▶ [Problem requirements] Only the lines from the start of the data below through the line that contains "const yTickValues = [0.01, 0.1, 1, 10, 100];" are to be copied, exactly and without pictures.

--- Start Source data ---

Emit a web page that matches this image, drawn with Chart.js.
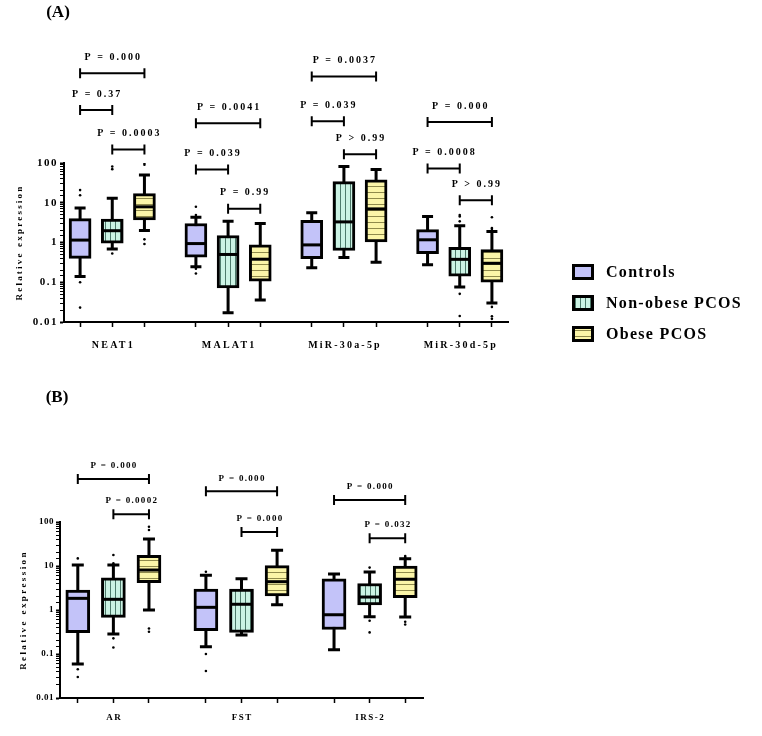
<!DOCTYPE html>
<html><head><meta charset="utf-8">
<script src="https://cdn.jsdelivr.net/npm/chart.js@4.4.0/dist/chart.umd.min.js"></script>
<style>
html,body{margin:0;padding:0;background:#fff;}
#wrap{position:relative;width:762px;height:736px;background:#fff;}
canvas{position:absolute;left:0;}
</style></head><body>
<div id="wrap">
<canvas id="cA" width="762" height="380" style="top:0px"></canvas>
<canvas id="cB" width="762" height="356" style="top:380px"></canvas>
</div>
<script>
// ---------------- DATA ----------------
const groups = ['Controls', 'Non-obese PCOS', 'Obese PCOS'];
const yTickValues = [0.01, 0.1, 1, 10, 100];

// Panel A  — each entry: [min, Q1, median, Q3, max]
const categoriesA = ['NEAT1', 'MALAT1', 'MiR-30a-5p', 'MiR-30d-5p'];
const controlsA  = [[0.14, 0.40, 1.15, 4.0, 7.4], [0.245, 0.43, 0.94, 3.0, 4.3], [0.23, 0.39, 0.87, 3.6, 5.6], [0.276, 0.52, 1.17, 2.1, 4.5]];
const nonObeseA  = [[0.69, 0.96, 1.98, 3.9, 12.9], [0.017, 0.072, 0.50, 1.5, 3.4], [0.42, 0.63, 3.3, 34, 82], [0.076, 0.142, 0.377, 0.76, 2.65]];
const obeseA     = [[2.0, 3.7, 7.9, 16.9, 50], [0.036, 0.106, 0.38, 0.87, 3.0], [0.32, 1.04, 7.0, 37.6, 69], [0.030, 0.10, 0.30, 0.66, 1.9]];
const controlsOutA = [[20.8, 15.4, 0.10, 0.023], [7.9, 4.9, 0.22, 0.166], [], []];
const nonObeseOutA = [[82, 70, 0.53], [], [], [4.9, 4.5, 3.4, 0.051, 0.0142]];
const obeseOutA    = [[100, 90, 1.2, 0.92], [], [], [4.3, 2.3, 2.2, 0.024, 0.014, 0.012]];
// brackets: [category index, from group, to group, level (data units), label]
const bracketsA = [
  [0, 0, 2, 18000, 'P = 0.000'], [0, 0, 1, 2140, 'P = 0.37'], [0, 1, 2, 220, 'P = 0.0003'],
  [1, 0, 2, 1000, 'P = 0.0041'], [1, 0, 1, 69, 'P = 0.039'], [1, 1, 2, 7.1, 'P = 0.99'],
  [2, 0, 2, 15000, 'P = 0.0037'], [2, 0, 1, 1120, 'P = 0.039'], [2, 1, 2, 166, 'P > 0.99'],
  [3, 0, 2, 1070, 'P = 0.000'], [3, 0, 1, 73, 'P = 0.0008'], [3, 1, 2, 11.5, 'P > 0.99']
];

// Panel B
const categoriesB = ['AR', 'FST', 'IRS-2'];
const controlsB  = [[0.059, 0.305, 1.84, 2.85, 10.5], [0.147, 0.34, 1.15, 3.0, 6.2], [0.125, 0.36, 0.78, 5.1, 6.6]];
const nonObeseB  = [[0.285, 0.68, 1.75, 5.4, 10.5], [0.27, 0.31, 1.35, 3.0, 5.1], [0.70, 1.3, 1.97, 4.0, 7.3]];
const obeseB     = [[1.0, 4.2, 8.1, 17.5, 41], [1.32, 2.1, 4.4, 10.2, 22.7], [0.69, 1.9, 5.0, 10.0, 14.7]];
const controlsOutB = [[14.9, 0.045, 0.030], [7.4, 0.10, 0.041], []];
const nonObeseOutB = [[17.8, 11.5, 0.227, 0.14], [], [9.2, 0.57, 0.31]];
const obeseOutB    = [[78, 66, 0.38, 0.32], [], [16.9, 15.7, 0.54, 0.47]];
const bracketsB = [
  [0, 0, 2, 950, 'P = 0.000'], [0, 1, 2, 151, 'P = 0.0002'],
  [1, 0, 2, 500, 'P = 0.000'], [1, 1, 2, 59, 'P = 0.000'],
  [2, 0, 2, 316, 'P = 0.000'], [2, 1, 2, 43, 'P = 0.032']
];

// ---------------- STYLE ----------------
const SERIF = "'Liberation Serif','Times New Roman',serif";
const GAP = 3.6; // spacing between group centres in box units
function pos(ci, gi) { return ci * GAP + (gi - 1); }

function makePattern(kind) {
  const c = document.createElement('canvas');
  const x = c.getContext('2d');
  if (kind === 'solid') {
    c.width = 4; c.height = 4; x.fillStyle = '#c3c3f9'; x.fillRect(0, 0, 4, 4);
  } else if (kind === 'v') {
    c.width = 5; c.height = 5; x.fillStyle = '#cbf3e4'; x.fillRect(0, 0, 5, 5);
    x.fillStyle = '#4d7a6b'; x.fillRect(0, 0, 1, 5);
  } else {
    c.width = 6; c.height = 6; x.fillStyle = '#fbf5a8'; x.fillRect(0, 0, 6, 6);
    x.fillStyle = '#8f8a4c'; x.fillRect(0, 0, 6, 1);
  }
  return x.createPattern(c, 'repeat');
}
const fills = [makePattern('solid'), makePattern('v'), makePattern('h')];

function buildChart(canvasId, p) {
  const n = p.categories.length;
  const stats = [p.controls, p.nonObese, p.obese];
  const outs = [p.controlsOut, p.nonObeseOut, p.obeseOut];
  const positions = [];
  for (let i = 0; i < n; i++) for (let g = 0; g < 3; g++) positions.push(pos(i, g));

  const datasets = [];
  stats.forEach((arr, g) => {
    datasets.push({
      type: 'bar', label: groups[g], grouped: false,
      data: arr.map((s, i) => ({ x: pos(i, g), y: [s[1], s[3]] })),
      backgroundColor: fills[g], borderColor: '#000', borderWidth: 3, borderSkipped: false,
      barThickness: p.boxW, order: 2
    });
  });
  outs.forEach((arr, g) => {
    const pts = [];
    arr.forEach((list, i) => list.forEach(v => pts.push({ x: pos(i, g), y: v })));
    datasets.push({
      type: 'scatter', label: groups[g] + ' outliers', data: pts,
      pointStyle: 'circle', pointRadius: 1.3, pointBackgroundColor: '#000', pointBorderWidth: 0, order: 1
    });
  });

  function txt(ctx, s, x, y, size, spacing, align, base) {
    ctx.save();
    ctx.font = 'bold ' + size + 'px ' + SERIF;
    ctx.letterSpacing = spacing + 'px';
    ctx.fillStyle = '#000';
    ctx.textAlign = align || 'center';
    ctx.textBaseline = base || 'middle';
    ctx.fillText(s, x, y);
    ctx.restore();
  }

  const plugin = {
    id: 'boxplot_' + canvasId,
    beforeDraw(chart) { chart.ctx.letterSpacing = p.tickSpacing + 'px'; },
    beforeDatasetsDraw(chart) {
      const ctx = chart.ctx, xs = chart.scales.x, ys = chart.scales.y;
      ctx.save();
      ctx.strokeStyle = '#000'; ctx.lineWidth = 3; ctx.lineCap = 'butt';
      stats.forEach((arr, g) => arr.forEach((s, i) => {
        const px = xs.getPixelForValue(pos(i, g));
        const yMin = ys.getPixelForValue(s[0]), yMax = ys.getPixelForValue(s[4]);
        ctx.beginPath();
        ctx.moveTo(px, yMax); ctx.lineTo(px, yMin);
        ctx.moveTo(px - p.capW / 2, yMax); ctx.lineTo(px + p.capW / 2, yMax);
        ctx.moveTo(px - p.capW / 2, yMin); ctx.lineTo(px + p.capW / 2, yMin);
        ctx.stroke();
      }));
      ctx.restore();
    },
    afterDatasetsDraw(chart) {
      const ctx = chart.ctx, xs = chart.scales.x, ys = chart.scales.y;
      ctx.save();
      ctx.strokeStyle = '#000'; ctx.lineWidth = 3;
      stats.forEach((arr, g) => arr.forEach((s, i) => {
        const px = xs.getPixelForValue(pos(i, g));
        const py = ys.getPixelForValue(s[2]);
        ctx.beginPath();
        ctx.moveTo(px - p.boxW / 2 + 1, py); ctx.lineTo(px + p.boxW / 2 - 1, py);
        ctx.stroke();
      }));
      ctx.restore();
    },
    afterDraw(chart) {
      const ctx = chart.ctx, xs = chart.scales.x, ys = chart.scales.y, ca = chart.chartArea;
      // brackets
      ctx.save();
      ctx.strokeStyle = '#000'; ctx.lineWidth = 2;
      p.brackets.forEach(b => {
        const x1 = xs.getPixelForValue(pos(b[0], b[1])), x2 = xs.getPixelForValue(pos(b[0], b[2]));
        const y = ys.getPixelForValue(b[3]);
        ctx.beginPath();
        ctx.moveTo(x1, y); ctx.lineTo(x2, y);
        ctx.moveTo(x1, y - p.endH); ctx.lineTo(x1, y + p.endH);
        ctx.moveTo(x2, y - p.endH); ctx.lineTo(x2, y + p.endH);
        ctx.stroke();
        txt(ctx, b[4], (x1 + x2) / 2 + p.pSpacing / 2, y - p.pOffset, p.pSize, p.pSpacing);
      });
      ctx.restore();
      // category labels
      p.categories.forEach((c, i) => {
        txt(ctx, c, xs.getPixelForValue(pos(i, 1)) + p.catSpacing / 2, ca.bottom + p.catOffset, p.catSize, p.catSpacing);
      });
      // y-axis title
      ctx.save();
      ctx.translate(p.titleX, (ca.top + ca.bottom) / 2);
      ctx.rotate(-Math.PI / 2);
      txt(ctx, 'Relative expression', 0, 0, p.titleSize, p.titleSpacing);
      ctx.restore();
      // panel letter
      txt(ctx, p.panel, p.panelX, p.panelY, 17, 0);
      // legend
      if (p.legend) {
        groups.forEach((gname, g) => {
          const y = p.legend.y + g * p.legend.dy;
          ctx.save();
          ctx.fillStyle = fills[g];
          ctx.fillRect(p.legend.x, y - 8, 22, 16);
          ctx.strokeStyle = '#000'; ctx.lineWidth = 3;
          ctx.strokeRect(p.legend.x + 1.5, y - 8 + 1.5, 19, 13);
          ctx.restore();
          txt(ctx, gname, p.legend.x + 34, y + 1, 16, 1.3, 'left');
        });
      }
    }
  };

  return new Chart(document.getElementById(canvasId), {
    data: { datasets },
    options: {
      responsive: false, animation: false, devicePixelRatio: 1,
      layout: { padding: p.padding },
      plugins: { legend: { display: false }, tooltip: { enabled: false } },
      scales: {
        x: {
          type: 'linear', offset: false, min: -1.5, max: (n - 1) * GAP + 1.5,
          afterBuildTicks: s => { s.ticks = positions.map(v => ({ value: v })); },
          afterFit: s => { s.height = 30; },
          ticks: { autoSkip: false, callback: () => '' },
          grid: { offset: false, drawOnChartArea: false, drawTicks: true, tickLength: 5, tickWidth: 1.5, tickColor: '#000' },
          border: { display: true, color: '#000', width: 2 }
        },
        y: {
          type: 'logarithmic', min: yTickValues[0], max: yTickValues[yTickValues.length - 1],
          afterFit: s => { s.width = p.yW; },
          ticks: {
            autoSkip: false, color: '#000', padding: 2,
            font: { family: SERIF, weight: 'bold', size: p.tickSize },
            callback: v => {
              const hit = yTickValues.find(t => Math.abs(Math.log10(v) - Math.log10(t)) < 1e-6);
              return hit !== undefined ? String(hit) : '';
            }
          },
          grid: {
            drawOnChartArea: false, drawTicks: true, tickLength: 4, tickColor: '#000',
            tickWidth: c => (yTickValues.some(t => Math.abs(Math.log10(c.tick.value) - Math.log10(t)) < 1e-6) ? 2 : 1)
          },
          border: { display: true, color: '#000', width: 2 }
        }
      }
    },
    plugins: [plugin]
  });
}

buildChart('cA', {
  categories: categoriesA, controls: controlsA, nonObese: nonObeseA, obese: obeseA,
  controlsOut: controlsOutA, nonObeseOut: nonObeseOutA, obeseOut: obeseOutA, brackets: bracketsA,
  padding: { left: 0, top: 163, right: 254, bottom: 28 }, yW: 64, boxW: 22, capW: 11, endH: 5,
  pSize: 10, pSpacing: 2, pOffset: 16, catSize: 10, catSpacing: 2.2, catOffset: 23,
  titleX: 20, titleSize: 9, titleSpacing: 2.2, tickSize: 11, tickSpacing: 1.5,
  panel: '(A)', panelX: 58, panelY: 13, legend: { x: 572, y: 272, dy: 31 }
});
buildChart('cB', {
  categories: categoriesB, controls: controlsB, nonObese: nonObeseB, obese: obeseB,
  controlsOut: controlsOutB, nonObeseOut: nonObeseOutB, obeseOut: obeseOutB, brackets: bracketsB,
  padding: { left: 0, top: 142, right: 339, bottom: 8 }, yW: 60, boxW: 24, capW: 12, endH: 5,
  pSize: 9, pSpacing: 1.3, pOffset: 13, catSize: 9, catSpacing: 1.5, catOffset: 20,
  titleX: 24, titleSize: 9, titleSpacing: 2.4, tickSize: 9, tickSpacing: 0.5,
  panel: '(B)', panelX: 57, panelY: 18, legend: null
});
</script>
</body></html>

--- End Source data ---

▶ [Complete response]
Emit a web page that matches this image, drawn with Chart.js.
<!DOCTYPE html>
<html><head><meta charset="utf-8">
<script src="https://cdn.jsdelivr.net/npm/chart.js@4.4.0/dist/chart.umd.min.js"></script>
<style>
html,body{margin:0;padding:0;background:#fff;}
#wrap{position:relative;width:762px;height:736px;background:#fff;}
canvas{position:absolute;left:0;}
</style></head><body>
<div id="wrap">
<canvas id="cA" width="762" height="380" style="top:0px"></canvas>
<canvas id="cB" width="762" height="356" style="top:380px"></canvas>
</div>
<script>
// ---------------- DATA ----------------
const groups = ['Controls', 'Non-obese PCOS', 'Obese PCOS'];
const yTickValues = [0.01, 0.1, 1, 10, 100];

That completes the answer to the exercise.